● **SET PROBLEM**
From the material below, list every line containing "this".

● **INFORMATION PROVIDED**
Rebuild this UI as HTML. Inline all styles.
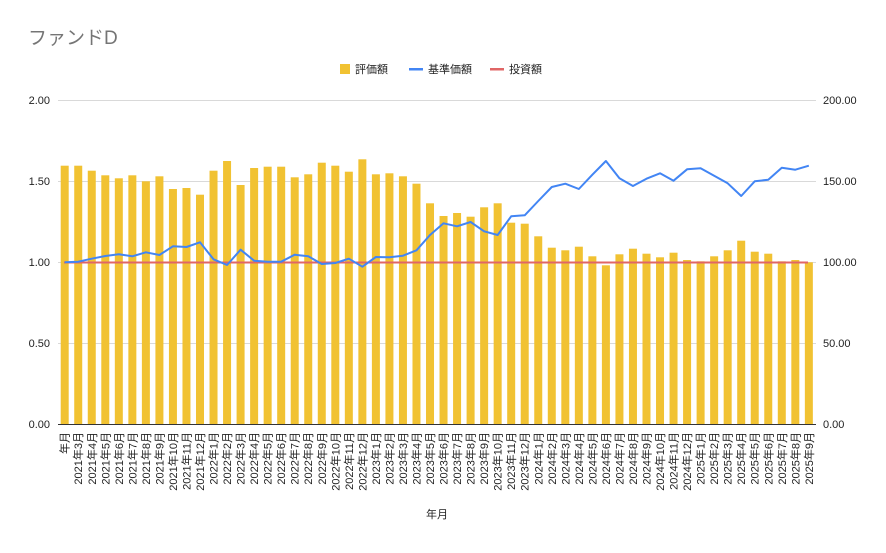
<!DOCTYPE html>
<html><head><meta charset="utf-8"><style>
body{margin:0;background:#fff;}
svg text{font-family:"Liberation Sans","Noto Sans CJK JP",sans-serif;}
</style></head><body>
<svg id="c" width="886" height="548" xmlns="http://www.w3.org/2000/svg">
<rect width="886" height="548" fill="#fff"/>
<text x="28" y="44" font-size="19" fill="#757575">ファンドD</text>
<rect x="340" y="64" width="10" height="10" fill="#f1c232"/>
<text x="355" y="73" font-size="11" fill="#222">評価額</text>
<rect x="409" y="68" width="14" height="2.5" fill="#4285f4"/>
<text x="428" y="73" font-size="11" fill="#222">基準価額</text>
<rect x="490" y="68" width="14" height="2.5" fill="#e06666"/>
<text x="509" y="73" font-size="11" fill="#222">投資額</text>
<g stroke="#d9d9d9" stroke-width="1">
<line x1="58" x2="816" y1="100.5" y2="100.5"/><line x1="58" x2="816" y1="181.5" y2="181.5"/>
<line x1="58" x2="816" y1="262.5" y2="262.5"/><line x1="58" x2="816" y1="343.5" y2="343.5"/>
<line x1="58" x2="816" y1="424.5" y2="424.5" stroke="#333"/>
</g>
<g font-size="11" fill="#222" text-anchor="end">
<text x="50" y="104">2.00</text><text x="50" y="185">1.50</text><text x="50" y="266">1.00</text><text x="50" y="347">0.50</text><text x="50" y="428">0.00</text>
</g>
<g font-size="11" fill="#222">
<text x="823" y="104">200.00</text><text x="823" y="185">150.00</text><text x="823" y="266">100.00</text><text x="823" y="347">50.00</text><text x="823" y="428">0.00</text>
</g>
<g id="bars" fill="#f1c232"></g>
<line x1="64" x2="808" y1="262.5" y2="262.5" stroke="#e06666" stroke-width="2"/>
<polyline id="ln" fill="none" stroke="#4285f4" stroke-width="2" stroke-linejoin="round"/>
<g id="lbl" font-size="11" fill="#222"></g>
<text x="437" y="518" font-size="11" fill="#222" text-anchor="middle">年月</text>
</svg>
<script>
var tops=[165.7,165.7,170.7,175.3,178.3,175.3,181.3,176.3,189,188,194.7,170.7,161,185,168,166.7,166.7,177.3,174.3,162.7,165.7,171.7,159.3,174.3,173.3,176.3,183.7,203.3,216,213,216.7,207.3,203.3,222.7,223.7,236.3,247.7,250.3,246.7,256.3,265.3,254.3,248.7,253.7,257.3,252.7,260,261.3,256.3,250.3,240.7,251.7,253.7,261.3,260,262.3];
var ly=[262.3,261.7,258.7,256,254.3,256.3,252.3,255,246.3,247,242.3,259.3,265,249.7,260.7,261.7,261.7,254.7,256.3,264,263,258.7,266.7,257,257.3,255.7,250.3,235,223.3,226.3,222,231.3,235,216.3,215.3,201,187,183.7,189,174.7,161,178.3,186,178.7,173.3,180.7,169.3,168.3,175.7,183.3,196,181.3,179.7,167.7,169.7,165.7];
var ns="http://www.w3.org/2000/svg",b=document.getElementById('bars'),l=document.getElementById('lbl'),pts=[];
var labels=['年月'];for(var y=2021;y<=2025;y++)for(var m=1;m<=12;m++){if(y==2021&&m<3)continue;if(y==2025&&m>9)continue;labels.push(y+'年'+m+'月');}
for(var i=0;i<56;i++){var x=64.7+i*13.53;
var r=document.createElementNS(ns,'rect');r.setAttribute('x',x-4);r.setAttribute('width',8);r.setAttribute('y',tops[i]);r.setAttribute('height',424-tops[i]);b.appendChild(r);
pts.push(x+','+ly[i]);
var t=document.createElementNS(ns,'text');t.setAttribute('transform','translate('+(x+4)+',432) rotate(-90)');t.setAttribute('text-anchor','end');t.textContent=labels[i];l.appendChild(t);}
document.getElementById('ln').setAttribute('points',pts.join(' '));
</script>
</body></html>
* * *
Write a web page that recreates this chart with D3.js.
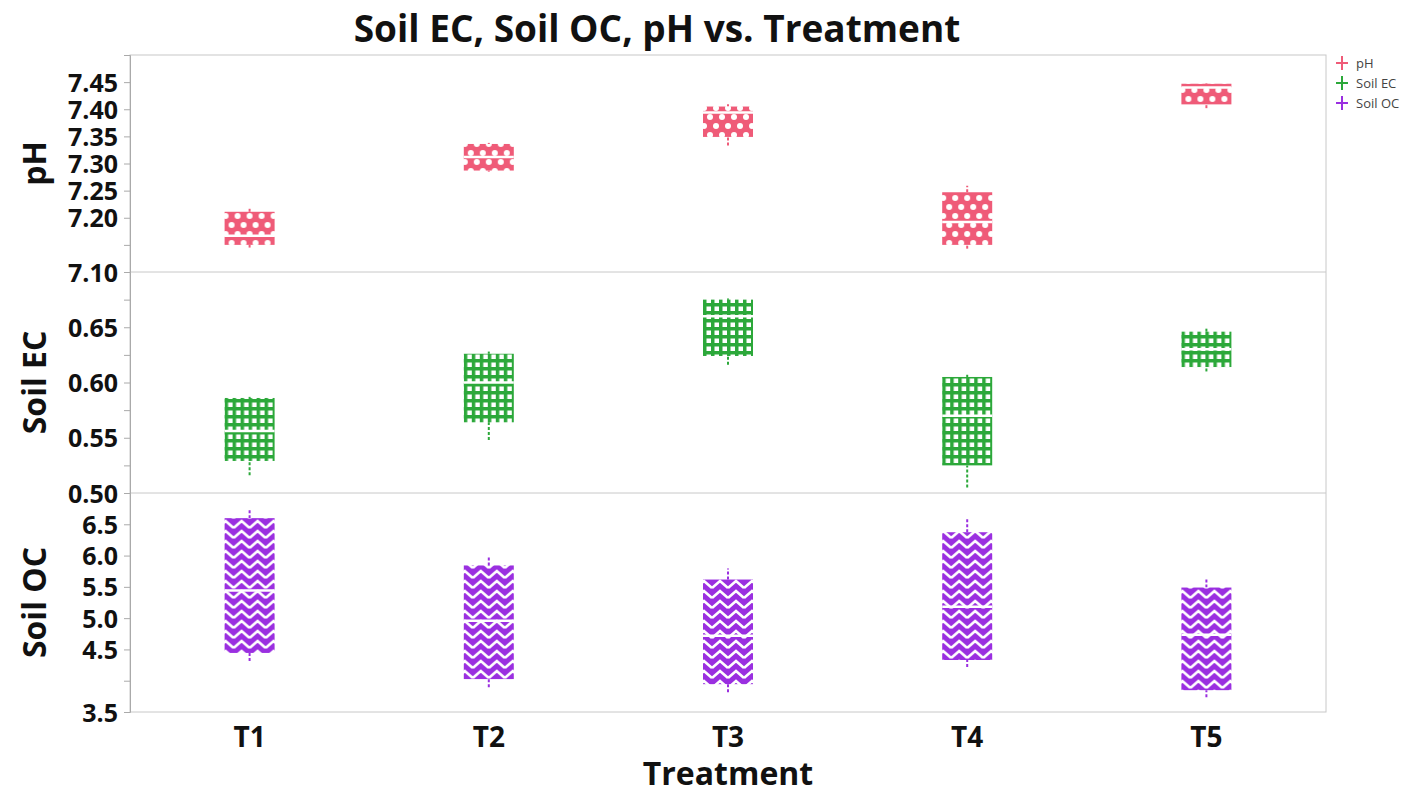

● **THE RESPONSE**
Rebuild this UI as HTML. Inline all styles.
Write a web page that recreates this chart with D3.js.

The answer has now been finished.